Required work:
Extract each line containing the string "this".

▼

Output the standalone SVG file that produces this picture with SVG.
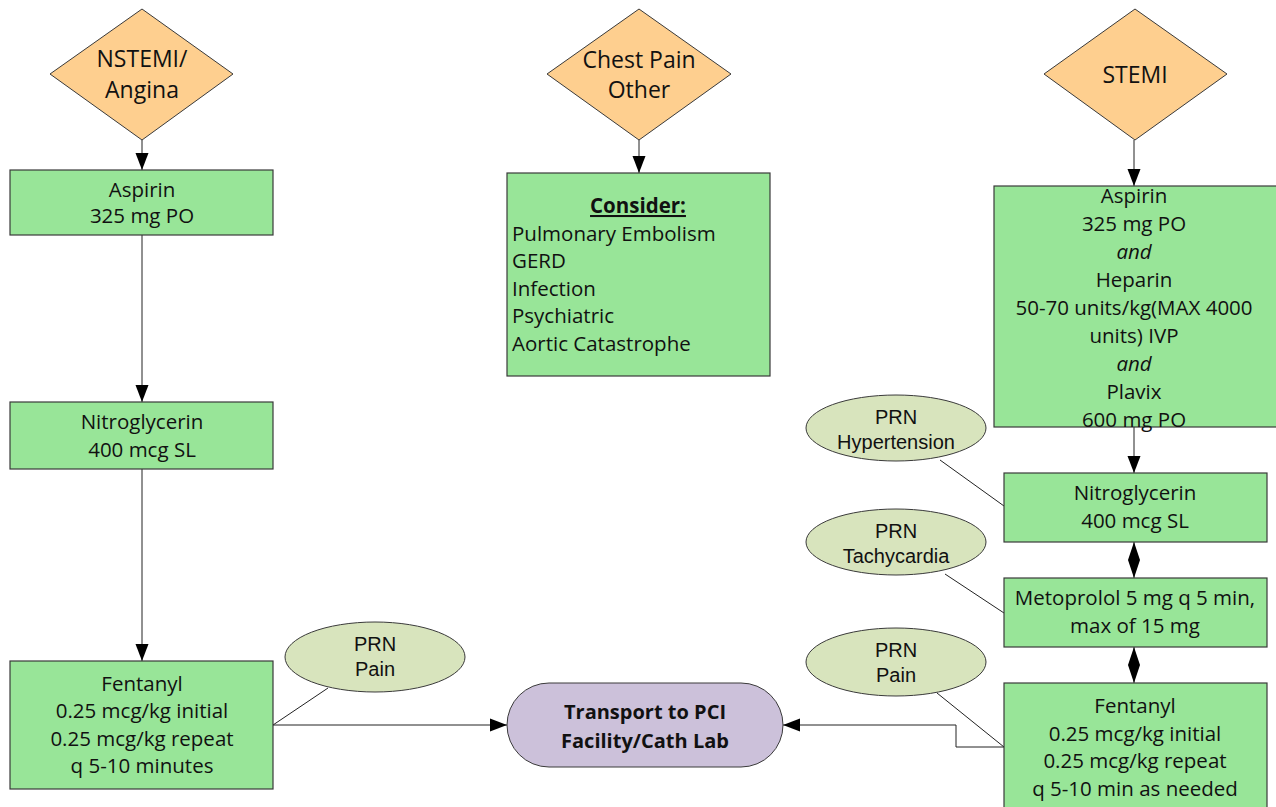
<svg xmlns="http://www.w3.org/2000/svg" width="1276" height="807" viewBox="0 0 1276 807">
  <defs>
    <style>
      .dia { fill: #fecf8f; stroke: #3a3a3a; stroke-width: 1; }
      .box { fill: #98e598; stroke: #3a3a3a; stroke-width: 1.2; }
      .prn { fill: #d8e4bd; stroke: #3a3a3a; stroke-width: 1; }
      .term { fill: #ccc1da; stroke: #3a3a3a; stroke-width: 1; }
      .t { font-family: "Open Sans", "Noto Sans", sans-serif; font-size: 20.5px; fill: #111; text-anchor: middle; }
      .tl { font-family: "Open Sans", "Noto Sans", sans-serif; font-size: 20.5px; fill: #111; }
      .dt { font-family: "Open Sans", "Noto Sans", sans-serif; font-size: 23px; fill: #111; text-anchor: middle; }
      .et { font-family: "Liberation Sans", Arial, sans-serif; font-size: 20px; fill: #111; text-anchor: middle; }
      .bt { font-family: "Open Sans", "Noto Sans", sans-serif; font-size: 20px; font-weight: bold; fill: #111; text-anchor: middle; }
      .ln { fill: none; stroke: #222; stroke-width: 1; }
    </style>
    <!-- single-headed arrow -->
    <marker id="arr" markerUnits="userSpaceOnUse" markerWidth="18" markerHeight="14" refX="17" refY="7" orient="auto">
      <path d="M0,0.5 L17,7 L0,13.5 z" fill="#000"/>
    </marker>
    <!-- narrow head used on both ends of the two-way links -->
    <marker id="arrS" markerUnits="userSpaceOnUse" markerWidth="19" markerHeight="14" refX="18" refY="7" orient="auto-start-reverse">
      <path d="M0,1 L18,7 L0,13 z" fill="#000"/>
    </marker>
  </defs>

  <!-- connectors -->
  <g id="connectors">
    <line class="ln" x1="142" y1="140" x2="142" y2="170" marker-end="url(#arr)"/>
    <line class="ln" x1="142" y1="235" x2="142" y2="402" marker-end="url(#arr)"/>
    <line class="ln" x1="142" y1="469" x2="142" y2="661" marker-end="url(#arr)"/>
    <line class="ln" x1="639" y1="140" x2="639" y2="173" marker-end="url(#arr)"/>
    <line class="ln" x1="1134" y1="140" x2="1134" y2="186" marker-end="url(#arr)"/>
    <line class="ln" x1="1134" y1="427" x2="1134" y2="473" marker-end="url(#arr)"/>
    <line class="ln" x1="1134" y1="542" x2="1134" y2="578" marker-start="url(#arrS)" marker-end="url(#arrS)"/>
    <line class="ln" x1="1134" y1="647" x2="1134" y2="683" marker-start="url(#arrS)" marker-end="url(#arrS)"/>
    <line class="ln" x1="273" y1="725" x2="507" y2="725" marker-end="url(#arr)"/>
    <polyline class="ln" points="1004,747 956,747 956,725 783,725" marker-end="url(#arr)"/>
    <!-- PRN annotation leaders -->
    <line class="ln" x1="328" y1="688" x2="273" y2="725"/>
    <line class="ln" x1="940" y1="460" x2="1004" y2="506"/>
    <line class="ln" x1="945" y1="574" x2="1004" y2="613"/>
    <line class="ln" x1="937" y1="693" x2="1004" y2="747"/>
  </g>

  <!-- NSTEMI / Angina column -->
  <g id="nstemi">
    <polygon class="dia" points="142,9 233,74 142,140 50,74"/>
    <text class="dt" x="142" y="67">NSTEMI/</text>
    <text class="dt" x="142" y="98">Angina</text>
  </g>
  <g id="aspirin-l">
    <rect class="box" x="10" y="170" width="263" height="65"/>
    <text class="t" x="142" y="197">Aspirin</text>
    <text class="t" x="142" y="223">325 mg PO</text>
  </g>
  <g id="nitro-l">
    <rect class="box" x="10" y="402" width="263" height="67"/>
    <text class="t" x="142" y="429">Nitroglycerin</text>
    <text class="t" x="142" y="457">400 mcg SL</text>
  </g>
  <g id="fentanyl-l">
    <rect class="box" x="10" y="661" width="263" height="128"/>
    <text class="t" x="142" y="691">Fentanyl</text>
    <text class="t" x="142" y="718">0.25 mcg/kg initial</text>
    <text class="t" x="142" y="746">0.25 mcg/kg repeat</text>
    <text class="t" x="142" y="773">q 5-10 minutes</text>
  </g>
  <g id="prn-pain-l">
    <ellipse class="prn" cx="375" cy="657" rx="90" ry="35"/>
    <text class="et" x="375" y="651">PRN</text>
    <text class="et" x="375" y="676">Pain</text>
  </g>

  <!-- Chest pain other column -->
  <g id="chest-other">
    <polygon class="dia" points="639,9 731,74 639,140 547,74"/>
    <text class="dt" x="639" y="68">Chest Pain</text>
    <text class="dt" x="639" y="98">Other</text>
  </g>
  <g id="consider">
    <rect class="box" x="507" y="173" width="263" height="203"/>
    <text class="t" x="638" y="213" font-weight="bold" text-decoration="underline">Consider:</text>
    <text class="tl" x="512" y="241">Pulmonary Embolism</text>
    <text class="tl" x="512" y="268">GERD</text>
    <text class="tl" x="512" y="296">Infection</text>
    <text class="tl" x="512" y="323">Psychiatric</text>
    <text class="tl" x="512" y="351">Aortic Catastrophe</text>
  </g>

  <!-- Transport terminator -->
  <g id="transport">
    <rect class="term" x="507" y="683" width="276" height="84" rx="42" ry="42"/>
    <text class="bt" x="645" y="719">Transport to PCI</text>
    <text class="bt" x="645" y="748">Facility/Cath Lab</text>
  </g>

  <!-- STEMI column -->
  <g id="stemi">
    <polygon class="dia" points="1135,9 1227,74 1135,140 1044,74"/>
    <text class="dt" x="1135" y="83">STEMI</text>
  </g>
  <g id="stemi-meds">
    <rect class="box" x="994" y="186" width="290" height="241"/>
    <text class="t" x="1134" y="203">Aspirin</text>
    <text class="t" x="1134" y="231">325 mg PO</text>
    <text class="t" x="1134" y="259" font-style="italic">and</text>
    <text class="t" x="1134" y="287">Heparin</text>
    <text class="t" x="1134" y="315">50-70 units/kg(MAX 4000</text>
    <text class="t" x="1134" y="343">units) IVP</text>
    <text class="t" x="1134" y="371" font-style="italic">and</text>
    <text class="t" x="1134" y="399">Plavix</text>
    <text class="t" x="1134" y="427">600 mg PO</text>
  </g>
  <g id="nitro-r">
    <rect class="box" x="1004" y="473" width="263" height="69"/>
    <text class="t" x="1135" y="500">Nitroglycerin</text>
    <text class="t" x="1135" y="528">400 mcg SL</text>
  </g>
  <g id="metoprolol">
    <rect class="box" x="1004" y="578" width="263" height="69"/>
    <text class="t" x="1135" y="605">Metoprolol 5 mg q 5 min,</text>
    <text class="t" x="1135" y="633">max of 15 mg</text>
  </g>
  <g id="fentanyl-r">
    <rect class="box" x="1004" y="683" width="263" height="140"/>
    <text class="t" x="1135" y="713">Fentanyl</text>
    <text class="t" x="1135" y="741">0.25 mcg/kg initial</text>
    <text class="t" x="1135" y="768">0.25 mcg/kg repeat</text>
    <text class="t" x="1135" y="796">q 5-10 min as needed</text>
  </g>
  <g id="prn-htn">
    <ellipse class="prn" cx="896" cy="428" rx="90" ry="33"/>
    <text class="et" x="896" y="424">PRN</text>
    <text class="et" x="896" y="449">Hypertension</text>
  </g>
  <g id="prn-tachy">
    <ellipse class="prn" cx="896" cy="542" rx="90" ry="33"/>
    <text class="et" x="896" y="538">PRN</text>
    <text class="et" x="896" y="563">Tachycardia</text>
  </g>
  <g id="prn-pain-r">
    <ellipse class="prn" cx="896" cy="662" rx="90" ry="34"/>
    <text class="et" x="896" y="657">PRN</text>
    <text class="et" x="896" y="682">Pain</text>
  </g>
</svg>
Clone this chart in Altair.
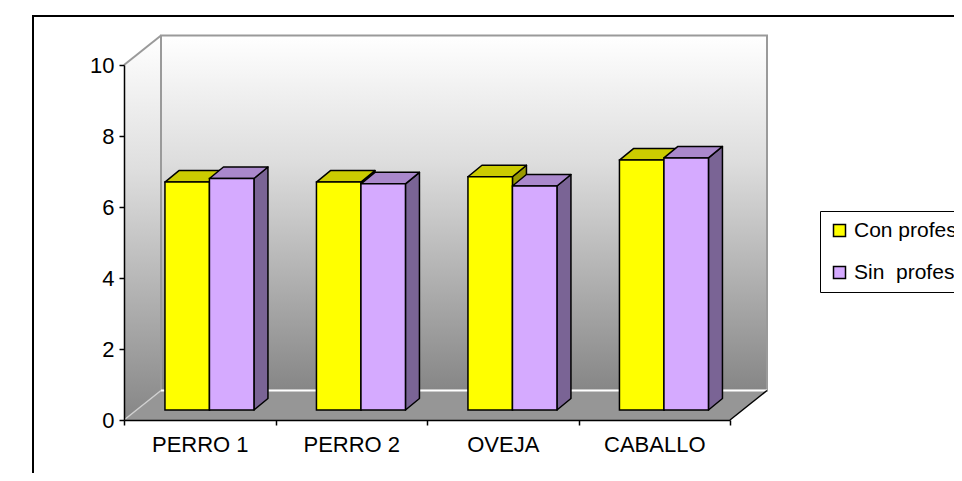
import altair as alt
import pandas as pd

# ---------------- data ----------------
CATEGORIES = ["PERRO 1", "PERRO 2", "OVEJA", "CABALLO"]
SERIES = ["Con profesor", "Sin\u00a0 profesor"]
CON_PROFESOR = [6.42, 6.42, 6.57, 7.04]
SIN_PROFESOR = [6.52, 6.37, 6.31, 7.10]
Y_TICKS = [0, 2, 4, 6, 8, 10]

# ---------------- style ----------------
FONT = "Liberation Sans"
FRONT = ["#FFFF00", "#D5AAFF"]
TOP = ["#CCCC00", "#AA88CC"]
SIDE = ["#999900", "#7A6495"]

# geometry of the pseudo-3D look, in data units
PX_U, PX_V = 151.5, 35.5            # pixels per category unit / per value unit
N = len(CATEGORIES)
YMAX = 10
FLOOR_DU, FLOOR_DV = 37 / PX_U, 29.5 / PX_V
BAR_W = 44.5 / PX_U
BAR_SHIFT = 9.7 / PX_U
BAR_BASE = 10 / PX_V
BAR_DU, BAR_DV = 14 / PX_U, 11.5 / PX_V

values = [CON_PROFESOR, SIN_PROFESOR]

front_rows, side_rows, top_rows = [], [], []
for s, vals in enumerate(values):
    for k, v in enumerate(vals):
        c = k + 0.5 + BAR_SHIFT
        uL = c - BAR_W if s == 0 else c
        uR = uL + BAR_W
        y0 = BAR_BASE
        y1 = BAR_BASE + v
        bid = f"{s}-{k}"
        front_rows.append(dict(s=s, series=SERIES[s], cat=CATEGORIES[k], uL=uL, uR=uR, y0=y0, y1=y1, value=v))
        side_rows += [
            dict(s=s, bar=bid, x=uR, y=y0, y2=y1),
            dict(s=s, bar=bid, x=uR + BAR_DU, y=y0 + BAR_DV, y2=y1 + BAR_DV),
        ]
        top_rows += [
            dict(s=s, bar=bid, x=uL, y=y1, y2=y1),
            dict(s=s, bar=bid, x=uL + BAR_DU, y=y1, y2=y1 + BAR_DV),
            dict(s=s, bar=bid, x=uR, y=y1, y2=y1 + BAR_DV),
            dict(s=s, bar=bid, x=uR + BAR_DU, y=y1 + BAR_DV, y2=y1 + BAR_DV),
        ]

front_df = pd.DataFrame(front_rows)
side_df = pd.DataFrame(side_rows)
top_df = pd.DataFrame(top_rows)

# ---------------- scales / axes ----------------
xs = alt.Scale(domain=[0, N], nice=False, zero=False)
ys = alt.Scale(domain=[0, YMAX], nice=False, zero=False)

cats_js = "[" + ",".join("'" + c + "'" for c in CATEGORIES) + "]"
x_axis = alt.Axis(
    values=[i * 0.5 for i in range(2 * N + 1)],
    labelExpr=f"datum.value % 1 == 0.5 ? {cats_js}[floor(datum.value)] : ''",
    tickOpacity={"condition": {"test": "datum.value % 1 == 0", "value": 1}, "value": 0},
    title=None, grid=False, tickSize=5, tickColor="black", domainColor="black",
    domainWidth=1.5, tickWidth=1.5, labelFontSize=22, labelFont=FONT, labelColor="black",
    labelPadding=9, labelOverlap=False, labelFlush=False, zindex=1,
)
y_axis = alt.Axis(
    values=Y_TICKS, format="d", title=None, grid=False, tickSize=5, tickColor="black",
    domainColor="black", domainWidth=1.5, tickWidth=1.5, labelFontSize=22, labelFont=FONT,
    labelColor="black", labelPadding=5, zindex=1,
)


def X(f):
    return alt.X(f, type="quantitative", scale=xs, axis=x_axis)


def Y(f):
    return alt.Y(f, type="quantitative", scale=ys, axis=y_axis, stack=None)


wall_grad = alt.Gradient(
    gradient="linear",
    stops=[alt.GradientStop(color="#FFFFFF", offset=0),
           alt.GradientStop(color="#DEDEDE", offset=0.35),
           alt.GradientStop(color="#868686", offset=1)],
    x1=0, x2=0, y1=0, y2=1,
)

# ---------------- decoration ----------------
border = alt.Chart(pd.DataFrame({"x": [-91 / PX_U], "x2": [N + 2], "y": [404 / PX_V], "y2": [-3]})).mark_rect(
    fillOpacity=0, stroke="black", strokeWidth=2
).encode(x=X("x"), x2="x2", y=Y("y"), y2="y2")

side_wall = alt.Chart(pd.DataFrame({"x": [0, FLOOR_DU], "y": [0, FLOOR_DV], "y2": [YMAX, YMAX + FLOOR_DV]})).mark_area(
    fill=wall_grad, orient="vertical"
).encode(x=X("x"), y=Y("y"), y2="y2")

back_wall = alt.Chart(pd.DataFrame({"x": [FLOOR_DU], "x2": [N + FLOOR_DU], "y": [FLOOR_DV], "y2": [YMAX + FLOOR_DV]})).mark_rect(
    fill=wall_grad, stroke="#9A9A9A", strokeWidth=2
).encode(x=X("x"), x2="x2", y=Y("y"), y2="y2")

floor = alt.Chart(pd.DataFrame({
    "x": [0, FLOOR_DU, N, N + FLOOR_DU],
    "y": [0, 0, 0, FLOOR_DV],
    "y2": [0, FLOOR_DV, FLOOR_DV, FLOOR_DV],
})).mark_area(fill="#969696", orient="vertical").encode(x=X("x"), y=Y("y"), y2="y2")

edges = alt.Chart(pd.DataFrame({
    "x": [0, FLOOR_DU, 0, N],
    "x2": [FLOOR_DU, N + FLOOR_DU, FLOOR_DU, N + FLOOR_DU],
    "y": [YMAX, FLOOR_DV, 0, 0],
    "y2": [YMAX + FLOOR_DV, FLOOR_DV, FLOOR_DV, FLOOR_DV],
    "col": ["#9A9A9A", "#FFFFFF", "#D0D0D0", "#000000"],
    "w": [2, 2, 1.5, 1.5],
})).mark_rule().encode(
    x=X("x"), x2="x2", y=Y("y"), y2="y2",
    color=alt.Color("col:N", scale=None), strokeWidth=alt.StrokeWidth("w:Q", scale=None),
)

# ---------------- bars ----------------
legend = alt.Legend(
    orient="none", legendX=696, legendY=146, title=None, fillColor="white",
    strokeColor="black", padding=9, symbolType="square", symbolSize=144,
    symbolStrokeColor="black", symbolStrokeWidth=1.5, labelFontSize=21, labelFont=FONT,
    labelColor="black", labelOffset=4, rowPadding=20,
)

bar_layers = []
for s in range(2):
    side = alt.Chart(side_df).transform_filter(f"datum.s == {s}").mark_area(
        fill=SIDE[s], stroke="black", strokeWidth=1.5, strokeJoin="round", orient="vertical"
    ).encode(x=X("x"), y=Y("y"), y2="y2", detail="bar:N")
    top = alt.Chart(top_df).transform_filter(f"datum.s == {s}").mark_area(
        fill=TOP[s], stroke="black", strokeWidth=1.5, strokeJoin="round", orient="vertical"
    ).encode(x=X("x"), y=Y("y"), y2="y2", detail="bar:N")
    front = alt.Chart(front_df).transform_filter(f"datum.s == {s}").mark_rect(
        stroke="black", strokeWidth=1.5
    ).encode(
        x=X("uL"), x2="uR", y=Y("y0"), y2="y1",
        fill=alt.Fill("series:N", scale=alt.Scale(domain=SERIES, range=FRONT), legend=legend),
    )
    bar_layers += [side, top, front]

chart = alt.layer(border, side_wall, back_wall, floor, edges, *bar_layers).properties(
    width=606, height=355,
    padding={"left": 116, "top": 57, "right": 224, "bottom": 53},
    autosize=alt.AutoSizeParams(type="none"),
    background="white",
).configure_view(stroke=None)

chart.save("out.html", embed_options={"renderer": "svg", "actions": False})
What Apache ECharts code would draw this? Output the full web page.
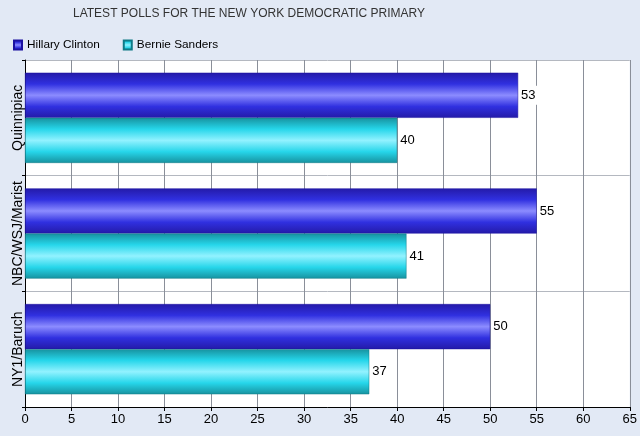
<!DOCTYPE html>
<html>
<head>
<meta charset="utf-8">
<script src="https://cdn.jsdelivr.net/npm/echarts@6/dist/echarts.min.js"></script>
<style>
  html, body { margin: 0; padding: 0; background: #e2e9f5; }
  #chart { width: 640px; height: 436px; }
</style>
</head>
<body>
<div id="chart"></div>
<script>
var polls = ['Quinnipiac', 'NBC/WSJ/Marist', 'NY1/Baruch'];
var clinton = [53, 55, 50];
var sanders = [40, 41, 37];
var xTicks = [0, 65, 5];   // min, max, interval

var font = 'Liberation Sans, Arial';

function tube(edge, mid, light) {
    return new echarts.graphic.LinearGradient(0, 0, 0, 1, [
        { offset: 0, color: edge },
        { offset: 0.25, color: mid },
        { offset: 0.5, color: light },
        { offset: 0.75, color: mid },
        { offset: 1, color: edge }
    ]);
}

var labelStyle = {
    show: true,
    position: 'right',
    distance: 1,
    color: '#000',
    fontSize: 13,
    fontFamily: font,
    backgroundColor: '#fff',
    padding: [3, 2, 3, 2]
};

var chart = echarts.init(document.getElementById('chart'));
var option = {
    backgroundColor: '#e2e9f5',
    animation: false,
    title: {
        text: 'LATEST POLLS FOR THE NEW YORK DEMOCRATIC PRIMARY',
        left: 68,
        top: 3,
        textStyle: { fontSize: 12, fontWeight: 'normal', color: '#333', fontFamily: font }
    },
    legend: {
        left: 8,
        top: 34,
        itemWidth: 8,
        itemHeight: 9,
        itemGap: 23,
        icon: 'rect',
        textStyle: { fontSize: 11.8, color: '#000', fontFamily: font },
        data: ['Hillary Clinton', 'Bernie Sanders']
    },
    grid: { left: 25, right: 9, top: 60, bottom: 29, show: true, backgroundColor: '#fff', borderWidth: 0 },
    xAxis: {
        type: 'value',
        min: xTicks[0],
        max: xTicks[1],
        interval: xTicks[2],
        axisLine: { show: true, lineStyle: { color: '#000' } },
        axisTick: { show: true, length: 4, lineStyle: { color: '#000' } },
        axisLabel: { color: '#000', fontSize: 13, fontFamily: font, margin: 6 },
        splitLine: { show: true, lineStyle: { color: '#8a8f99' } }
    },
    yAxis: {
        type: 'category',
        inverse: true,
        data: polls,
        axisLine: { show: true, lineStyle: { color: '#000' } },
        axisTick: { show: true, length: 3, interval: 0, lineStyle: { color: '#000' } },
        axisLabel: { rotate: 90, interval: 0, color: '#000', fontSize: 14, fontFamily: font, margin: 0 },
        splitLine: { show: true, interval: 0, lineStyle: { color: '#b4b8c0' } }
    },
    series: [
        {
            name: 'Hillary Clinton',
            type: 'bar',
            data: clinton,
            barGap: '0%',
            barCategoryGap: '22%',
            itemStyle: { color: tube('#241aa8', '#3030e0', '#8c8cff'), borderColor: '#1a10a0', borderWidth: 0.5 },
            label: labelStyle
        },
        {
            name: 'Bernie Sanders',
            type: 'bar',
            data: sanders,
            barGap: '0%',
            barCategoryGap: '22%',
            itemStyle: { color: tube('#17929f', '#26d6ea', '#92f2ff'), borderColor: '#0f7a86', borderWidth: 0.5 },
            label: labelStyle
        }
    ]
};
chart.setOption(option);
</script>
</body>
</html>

▲

Output of the task:
Output the standalone SVG file that produces this picture with SVG.
Clone this chart in Altair.
What Apache ECharts code would draw this? Output the full web page.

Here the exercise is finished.